# How photon is force carrier of electromagnetic force in macroscopic level.?

1. May 26, 2012

i have gone through that photon is force carrier of em force..but in macroscopic level as far as I studied I know em force is designated with field in macroscopic rather than a particle like interaction.so how can they justify that em force is managed by photon.If photon is more plausible is it right that what ever I read and what ever problems I ve done in undergraduate level using field like interaction is wrong :@
I reckon maxwell's laws are also based on field concept!
Thanks for reading out this and helping me

2. May 26, 2012

### vanhees71

The best theory about elementary particles, bulk matter built by them and their interactions (except gravity) today is relativistic quantum field theory. A particle-point of view is extremely delicate and thus the attempts of popular-physics books authors to explain forces as the exchange of particles quite strange to a theoretical particle physicist.

This becomes clear, when one asks precisely your question about the Coulomb force between macroscopic bodies. It can not be understood easily in the particle picture, let alone by the exchange of photons. It is very difficult to make sense (both theoretically and experimentally) of something like a photon position or localization since there is not even a well-defined position operator for photons to describe its location. What you can determine are reactions of a measuring device (like a photomultiplier or CCD plate) with the electromagnetic fields aka. photons. It is also not so easy to make sure that one measures really single-photon states or only very-low intensity coherent states, but that's not the topic here.

The understanding of the Coulomb force for heavy/macroscopic charged bodies within quantum field theory amounts to the coherent resummation over infinitely many Feynman diagrams, which in the very mathematical language of quantum field theory are called photon-exchange diagrams. You sum over all the n-photon exchange diagrams with $n=1,2,3,\ldots$, where no photon lines cross (that's called the resummation of ladder diagrams). This resummation becomes important, when the momenta of the "exchanged photons" (these are no real photons but just mathematical descriptions of the electromagnetic field in terms of its (free) propagator) become small, because then the growing powers of electromagnetic coupling constants in the numerator of these mathematical expressions are compensated by the soft-photon-propagator denominators which becomes nearly zero in this kinematical regime. After this resummation, what comes out is nothing else than the classical Coulomb force between two heavy point particles at rest. On top of this you can evaluate quantum corrections by taking into account also other diagrams like those with crossed photon lines.

After all this mathematical trouble one comes to the conclusion that a much better intuitive understanding is still to think in terms of fields as the "mediators" of interactions than in terms of "virtual particles" that are bouncing back and forth between the interacting bodies.

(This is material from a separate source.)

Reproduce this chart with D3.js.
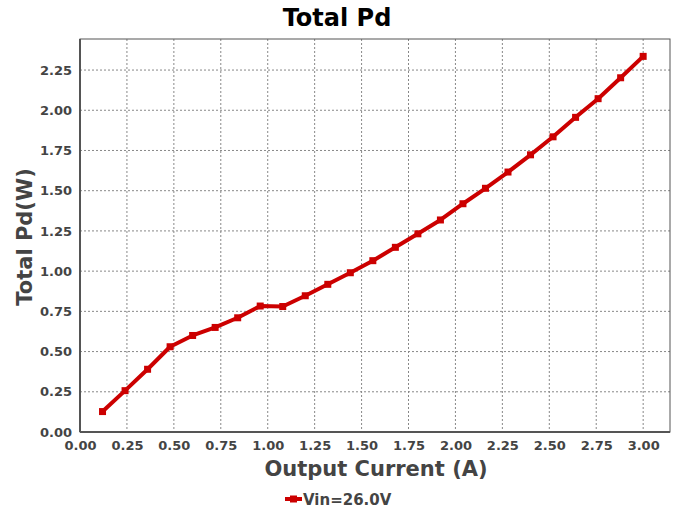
<!DOCTYPE html>
<html><head><meta charset="utf-8">
<script src="https://cdn.jsdelivr.net/npm/d3@7"></script>
<style>body{margin:0;background:#fff}svg{display:block}text{font-family:"DejaVu Sans",sans-serif;font-weight:bold}</style>
</head><body><svg id="c" width="673" height="512"></svg>
<script>
const current = [0.12,0.24,0.36,0.48,0.60,0.72,0.84,0.96,1.08,1.20,1.32,1.44,1.56,1.68,1.80,1.92,2.04,2.16,2.28,2.40,2.52,2.64,2.76,2.88,3.00];
const totalPd = [0.127,0.257,0.39,0.53,0.60,0.65,0.71,0.783,0.78,0.847,0.918,0.99,1.065,1.148,1.232,1.318,1.419,1.515,1.616,1.723,1.835,1.956,2.072,2.202,2.335];
const xTicks = [0,0.25,0.5,0.75,1.0,1.25,1.5,1.75,2.0,2.25,2.5,2.75,3.0];
const yTicks = [0,0.25,0.5,0.75,1.0,1.25,1.5,1.75,2.0,2.25];
const seriesName = "Vin=26.0V";
const title = "Total Pd", xLabel = "Output Current (A)", yLabel = "Total Pd(W)";

const svg = d3.select("#c");
const L=80,T=39,R=670,B=432;
const x = d3.scaleLinear().domain([0,3.143]).range([L,R]);
const y = d3.scaleLinear().domain([0,2.443]).range([B,T]);
const red="#cc0000", tc="#444";

// grid
svg.append("g").selectAll("line").data(xTicks.filter(d=>d>0)).join("line")
 .attr("x1",d=>x(d)).attr("x2",d=>x(d)).attr("y1",T).attr("y2",B)
 .attr("stroke","#888").attr("stroke-width",1).attr("stroke-dasharray","2,2");
svg.append("g").selectAll("line").data(yTicks.filter(d=>d>0)).join("line")
 .attr("y1",d=>y(d)).attr("y2",d=>y(d)).attr("x1",L).attr("x2",R)
 .attr("stroke","#888").attr("stroke-width",1).attr("stroke-dasharray","2,2");

// frame
svg.append("rect").attr("x",L).attr("y",T).attr("width",R-L).attr("height",B-T)
 .attr("fill","none").attr("stroke","#555").attr("stroke-width",1);
svg.append("line").attr("x1",L).attr("x2",L).attr("y1",T).attr("y2",B).attr("stroke","#555").attr("stroke-width",2);
svg.append("line").attr("x1",L).attr("x2",R).attr("y1",B).attr("y2",B).attr("stroke","#555").attr("stroke-width",2);

// axes (labels only)
const xa = svg.append("g").attr("transform",`translate(0,${B})`)
 .call(d3.axisBottom(x).tickValues(xTicks).tickFormat(d3.format(".2f")).tickSize(0).tickPadding(9));
const ya = svg.append("g").attr("transform",`translate(${L},0)`)
 .call(d3.axisLeft(y).tickValues(yTicks).tickFormat(d3.format(".2f")).tickSize(0).tickPadding(8));
[xa,ya].forEach(a=>{a.select(".domain").remove();a.selectAll("text").attr("fill",tc).style("font-size","13px").style("font-family","DejaVu Sans").style("font-weight","bold");});

// line
const pts = current.map((c,i)=>[c,totalPd[i]]);
svg.append("path").datum(pts).attr("fill","none").attr("stroke",red).attr("stroke-width",4)
 .attr("stroke-linejoin","round").attr("d",d3.line().x(d=>x(d[0])).y(d=>y(d[1])));
svg.append("g").selectAll("rect").data(pts).join("rect")
 .attr("x",d=>x(d[0])-3.5).attr("y",d=>y(d[1])-3.5).attr("width",7).attr("height",7).attr("fill",red);

// titles
svg.append("text").attr("x",337).attr("y",26).attr("text-anchor","middle").attr("fill","#000").style("font-size","24px").text(title);
svg.append("text").attr("x",376).attr("y",476).attr("text-anchor","middle").attr("fill",tc).style("font-size","21px").text(xLabel);
svg.append("text").attr("transform","translate(32,237) rotate(-90)").attr("text-anchor","middle").attr("fill",tc).style("font-size","21px").text(yLabel);

// legend
const lg = svg.append("g").attr("transform","translate(285,499)");
lg.append("line").attr("x1",0).attr("x2",17).attr("y1",0).attr("y2",0).attr("stroke",red).attr("stroke-width",4);
lg.append("rect").attr("x",5).attr("y",-3.5).attr("width",7).attr("height",7).attr("fill",red);
lg.append("text").attr("x",18).attr("y",5.5).attr("fill",tc).style("font-size","15px").text(seriesName);
</script></body></html>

For a very thorough explanation of the soft-photon (infrared) phenomena in QED, see

Weinberg, Quantum Theory of Fields, Vol. I.

3. May 26, 2012

### Bill_K

vanhees71, You're making the issue sound very, very complicated indeed, which it is not. The Coulomb potential e2/r arises from one-photon exchange, and that is all of QED that is required to explain it.

Higher order diagrams are necessary only if you're interested in quantum corrections like the Lamb shift or the anomalous magnetic moment. Infrared photons are not involved either.
Infrared divergences when they arise are canceled by other divergent diagrams of the same order, not by "growing powers of the electromagnetic coupling constant". (which is less than one anyway!)

4. May 26, 2012

### Morgoth

It's all part of the gauge symmetries of your lagrangian. In fact when you try to make your lagrangian (let us say of a Dirac particle/Dirac equation, like electrons) symmetrical under local gauge transformations of a phase (meaning that your Ψ'= exp[-ib X(t,r)] Ψ should not change your lagrangian) and Lorentz invariant, you will inevitably end up adding a certain field:
Av which you know just its transformation, that is exactly the same as that of the EM field Av: A'v=Av+∂v

Then by trying to get back your equation of motions from the lagrangian you will see that you will have to add a certain term FμvFμv which you define as Fμv=∂μAv-∂vAμ
otherwise you would get zero 4current, or generally speaking because you want a "term of motion", which would have the derivatives of Aμ.

Solving then again your equations of motion (for A)for your lagrangian,you will receive 2 Maxwell's Equations thanks to that F, and then the Jacobi identity will give you the rest 2!

5. May 26, 2012

### vanhees71

With the single-photon exchange you don't get the approximation for, say, an electron in the hydrogen atom in the (in fact excellent) approximation that you can treat the proton simply as an external Coulomb field, in which the electron moves according to the Dirac equation with this external Coulomb field. This is in fact the starting point for calculating the higher-order corrections like the hyper-fine splitting (due to the magnetic moment of the proton) and the Lamb shift (which involves indeed radiative corrections, involving loops). From the point of view of qft that approximation is obtained by the soft-photon resummation I tried to sketch in my previous posting.

That's what I consider the appearance of the classical-field approximation for the motion of a light particle close to a heavy particle.